Клеш мне сшили сантиметров на 15–20 длиннее моих ног. Примерили эти котурны – очень тяжело было с ними справляться. Но где-то дня через два, пока я учился на них ходить, они сломались – отвалились. А новый заказ – это опять деньги.
– Ладно, – решил Наумов, – будешь на Борьку свысока смотреть, когда он сядет на стул или на диван.
Так же как в «Сибириаде» у Кончаловского, Наумов промолчал, что я должен быть наголо бритым. Поставил ме-ня, можно сказать, перед фактом. Кабаков разрешал Наумову отходить от сценария, предоставил ему карт-бланш. Мне кажется, Кабаков сомневался в успехе этого фильма.
И Наумов придумал сцену, когда герой Бори Щербакова начинает меня стричь наголо. Мы отрепетировали и снимали одним дублем, потому что стригли прямо в кадре.
Показали мне машинку. Я посмотрел: хорошая новая машинка. Попробовал – стрижет замечательно. Начали снимать – как эта машинка вцепилась мне в волосы! Слезы катятся, боль дикая, а камера-то работает, снимают, остановить нельзя. Наумов сидит, закрыл лицо руками. Я чувствую, он смеется, негодяй, а у меня слезы текут:
– Полегче, полегче! – кричу я Щербакову.
– Ничего-ничего, – отвечает он по сценарию.
И стрижет меня, я чувствую, с таким усилием.
Я все на свете проклял. Сижу, плачу по-настоящему: боль дикая. Сняли мы этот дубль, который и вошел в картину.
Я спрашиваю:
– Почему же так больно? Вроде нормальная была машинка?
И Наумов показывает мне машинку, которой меня стригли:
– На, посмотри.
И хохочет, счастливый. Я смотрю, оказывается, он специально машинку подменил. Ржавая какая-то, старая:
– Почему эта? – возмущаюсь я.
– По правде жизни. Шла война. Почти пять лет машинкой никто не пользовался – она и заржавела.
Но если не считать этого момента, снимали весело и с каким-то подъемом. Наумов фонтанировал идеями прямо на площадке.
В фойе лежал портрет Сталина.
– Санька, ты оттуда сверху прыгнешь на портрет.
– Так ведь высоко.
– Ничего-ничего, ты же в морской пехоте служил.
– Но я же с протезом хожу. Может, хоть маты подстелим под портрет?
– Ну, так это на «Мосфильм» надо машину гнать. Пока привезут – уйдет солнечное время.
И вот так он, можно сказать, «мучил» меня. Но мне было очень интересно, что в итоге получится. Да и коллектив подобрался замечательный.
Удивительной нежности актриса Наташа Белохвостикова. Хохотушка. Все время смеялась. Как только анекдот какой-то мы с Борькой Щербаковым расскажем, она прямо закатывалась до слез. А Наумов, мне кажется, немножко ревновал ее к нам.
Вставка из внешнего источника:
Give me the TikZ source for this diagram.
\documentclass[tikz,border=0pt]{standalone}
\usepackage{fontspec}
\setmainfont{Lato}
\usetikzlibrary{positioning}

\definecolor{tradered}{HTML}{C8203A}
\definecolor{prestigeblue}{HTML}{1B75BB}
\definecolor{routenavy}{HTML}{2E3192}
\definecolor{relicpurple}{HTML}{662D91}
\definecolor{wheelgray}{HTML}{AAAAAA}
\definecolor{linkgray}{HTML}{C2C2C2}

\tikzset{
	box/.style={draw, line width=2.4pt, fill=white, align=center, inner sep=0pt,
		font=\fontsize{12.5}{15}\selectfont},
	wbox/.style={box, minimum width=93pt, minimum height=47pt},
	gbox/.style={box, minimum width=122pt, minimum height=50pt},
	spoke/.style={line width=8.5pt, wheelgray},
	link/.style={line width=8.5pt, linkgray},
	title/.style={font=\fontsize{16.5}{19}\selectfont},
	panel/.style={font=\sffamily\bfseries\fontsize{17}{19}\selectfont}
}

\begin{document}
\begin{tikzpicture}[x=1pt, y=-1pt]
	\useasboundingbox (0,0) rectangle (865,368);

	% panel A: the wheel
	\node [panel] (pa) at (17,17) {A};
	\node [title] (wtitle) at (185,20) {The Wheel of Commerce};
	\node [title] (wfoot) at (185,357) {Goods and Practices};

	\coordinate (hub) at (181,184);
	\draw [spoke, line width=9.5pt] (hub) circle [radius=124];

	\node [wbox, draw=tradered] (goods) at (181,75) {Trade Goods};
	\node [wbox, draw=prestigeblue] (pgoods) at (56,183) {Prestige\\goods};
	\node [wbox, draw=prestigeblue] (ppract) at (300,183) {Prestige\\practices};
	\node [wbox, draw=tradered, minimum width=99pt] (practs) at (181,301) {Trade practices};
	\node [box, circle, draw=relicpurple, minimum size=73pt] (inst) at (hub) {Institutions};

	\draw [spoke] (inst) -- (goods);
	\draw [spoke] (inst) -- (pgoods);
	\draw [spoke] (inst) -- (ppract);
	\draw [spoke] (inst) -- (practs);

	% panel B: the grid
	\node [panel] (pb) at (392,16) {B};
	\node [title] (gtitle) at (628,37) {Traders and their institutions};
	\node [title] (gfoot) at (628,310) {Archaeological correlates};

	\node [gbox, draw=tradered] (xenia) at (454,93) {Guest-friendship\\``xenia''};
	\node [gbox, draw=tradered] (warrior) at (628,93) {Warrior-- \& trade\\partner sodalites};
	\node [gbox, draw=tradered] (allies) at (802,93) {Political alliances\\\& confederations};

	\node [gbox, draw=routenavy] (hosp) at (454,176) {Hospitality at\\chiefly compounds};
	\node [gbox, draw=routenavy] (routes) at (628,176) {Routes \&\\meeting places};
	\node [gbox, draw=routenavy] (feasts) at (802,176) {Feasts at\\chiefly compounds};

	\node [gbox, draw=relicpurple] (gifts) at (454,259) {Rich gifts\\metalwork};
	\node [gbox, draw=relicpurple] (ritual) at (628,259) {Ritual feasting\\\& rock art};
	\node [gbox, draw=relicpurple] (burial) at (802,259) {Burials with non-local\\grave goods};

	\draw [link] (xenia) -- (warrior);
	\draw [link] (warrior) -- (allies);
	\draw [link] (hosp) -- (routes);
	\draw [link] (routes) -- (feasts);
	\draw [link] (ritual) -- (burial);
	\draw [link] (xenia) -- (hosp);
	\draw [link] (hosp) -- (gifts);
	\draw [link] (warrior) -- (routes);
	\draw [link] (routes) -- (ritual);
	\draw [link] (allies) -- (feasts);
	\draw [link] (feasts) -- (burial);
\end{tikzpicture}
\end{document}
Все время кричал:
– Наташа, соберись! У тебя сейчас серьезная сцена.
А потом сам к нам подходил:
– Что вы ей рассказали?
Мы ему повторяли тот анекдот. Он хохотал.
Теперь уже Наташа спрашивала:
– Что ты смеешься, Володь?
– Неважно, репетируем!
С Верой Сотниковой мы на съемках помирились, хотя я с ней был до этого в конфликте, потому что она ранее сорвала съемки в моем фильме «Салон красоты».
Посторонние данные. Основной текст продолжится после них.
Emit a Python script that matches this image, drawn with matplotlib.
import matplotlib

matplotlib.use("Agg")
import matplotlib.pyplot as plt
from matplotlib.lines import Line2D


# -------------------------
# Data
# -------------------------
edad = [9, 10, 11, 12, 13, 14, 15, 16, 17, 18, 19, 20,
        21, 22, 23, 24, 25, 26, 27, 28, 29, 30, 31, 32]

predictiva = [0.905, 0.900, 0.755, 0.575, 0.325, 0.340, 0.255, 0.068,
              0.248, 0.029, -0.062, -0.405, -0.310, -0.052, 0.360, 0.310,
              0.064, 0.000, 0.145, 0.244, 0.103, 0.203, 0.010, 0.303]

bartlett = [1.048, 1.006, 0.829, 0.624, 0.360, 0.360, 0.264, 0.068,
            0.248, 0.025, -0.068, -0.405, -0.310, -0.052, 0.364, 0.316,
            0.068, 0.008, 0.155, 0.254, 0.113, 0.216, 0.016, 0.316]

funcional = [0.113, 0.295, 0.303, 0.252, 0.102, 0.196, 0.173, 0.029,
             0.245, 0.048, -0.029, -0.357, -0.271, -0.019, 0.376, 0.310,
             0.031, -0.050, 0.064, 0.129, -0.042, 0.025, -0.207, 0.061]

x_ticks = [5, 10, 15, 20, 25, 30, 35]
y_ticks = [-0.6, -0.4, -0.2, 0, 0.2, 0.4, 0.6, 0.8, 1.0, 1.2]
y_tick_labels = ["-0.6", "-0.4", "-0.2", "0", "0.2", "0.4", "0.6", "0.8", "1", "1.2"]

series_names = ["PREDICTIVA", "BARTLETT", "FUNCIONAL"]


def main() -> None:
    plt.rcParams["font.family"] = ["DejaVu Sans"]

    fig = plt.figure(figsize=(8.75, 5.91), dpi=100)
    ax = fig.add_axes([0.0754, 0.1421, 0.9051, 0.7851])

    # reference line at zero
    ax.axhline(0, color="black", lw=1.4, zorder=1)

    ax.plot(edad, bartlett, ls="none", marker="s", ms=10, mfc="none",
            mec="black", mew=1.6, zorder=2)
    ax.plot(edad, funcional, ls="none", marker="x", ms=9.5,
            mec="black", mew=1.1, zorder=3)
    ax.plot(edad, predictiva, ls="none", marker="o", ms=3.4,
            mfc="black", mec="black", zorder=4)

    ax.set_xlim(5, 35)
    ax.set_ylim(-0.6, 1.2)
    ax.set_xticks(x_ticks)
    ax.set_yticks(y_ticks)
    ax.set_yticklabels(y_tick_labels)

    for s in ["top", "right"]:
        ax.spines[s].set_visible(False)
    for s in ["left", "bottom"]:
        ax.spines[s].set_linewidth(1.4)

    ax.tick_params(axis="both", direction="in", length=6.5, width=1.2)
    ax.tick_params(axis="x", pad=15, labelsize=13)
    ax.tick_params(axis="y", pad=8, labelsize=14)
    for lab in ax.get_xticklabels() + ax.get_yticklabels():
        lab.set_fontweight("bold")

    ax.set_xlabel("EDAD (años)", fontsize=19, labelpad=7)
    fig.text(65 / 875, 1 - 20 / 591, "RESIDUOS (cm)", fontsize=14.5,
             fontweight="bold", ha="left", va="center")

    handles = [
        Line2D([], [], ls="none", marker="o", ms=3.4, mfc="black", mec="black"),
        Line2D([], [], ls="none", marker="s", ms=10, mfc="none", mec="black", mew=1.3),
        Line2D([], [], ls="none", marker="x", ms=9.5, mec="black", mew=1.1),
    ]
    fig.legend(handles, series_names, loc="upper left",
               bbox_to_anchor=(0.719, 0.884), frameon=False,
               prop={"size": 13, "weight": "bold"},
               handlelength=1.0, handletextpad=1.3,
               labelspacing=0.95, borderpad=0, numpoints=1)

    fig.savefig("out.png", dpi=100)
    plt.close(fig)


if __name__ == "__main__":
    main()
В фильме снялся и Евгений Александрович Евстигнеев. Снова мы с ним встретились на съемочной площадке. Его герой прятался от ареста в московском метро.
Наумов утверждал, что это был исторический факт: после войны многие москвичи, скрываясь от арестов, прятались в метро. И добрые люди знали, что в тоннелях живут люди, помогали им, приносили еду и все необходимое. Там были площадки, на которых можно было существовать, можно было передвигаться под землей, выйти в город на любой станции метро.
Я слышал, например, что после войны Сталин приказал выселить из Москвы всех инвалидов. Их, коренных москвичей, которые на фронте потеряли ноги, руки, вывозили за 101-й километр. Якобы Сталин отдал этот приказ, чтобы Москва не видела изувеченных войной людей: надо забывать войну, думать о мире, продолжать строить социализм. И их убирали. И многие из тех инвалидов тоже прятались в метро, чтобы их не выселили.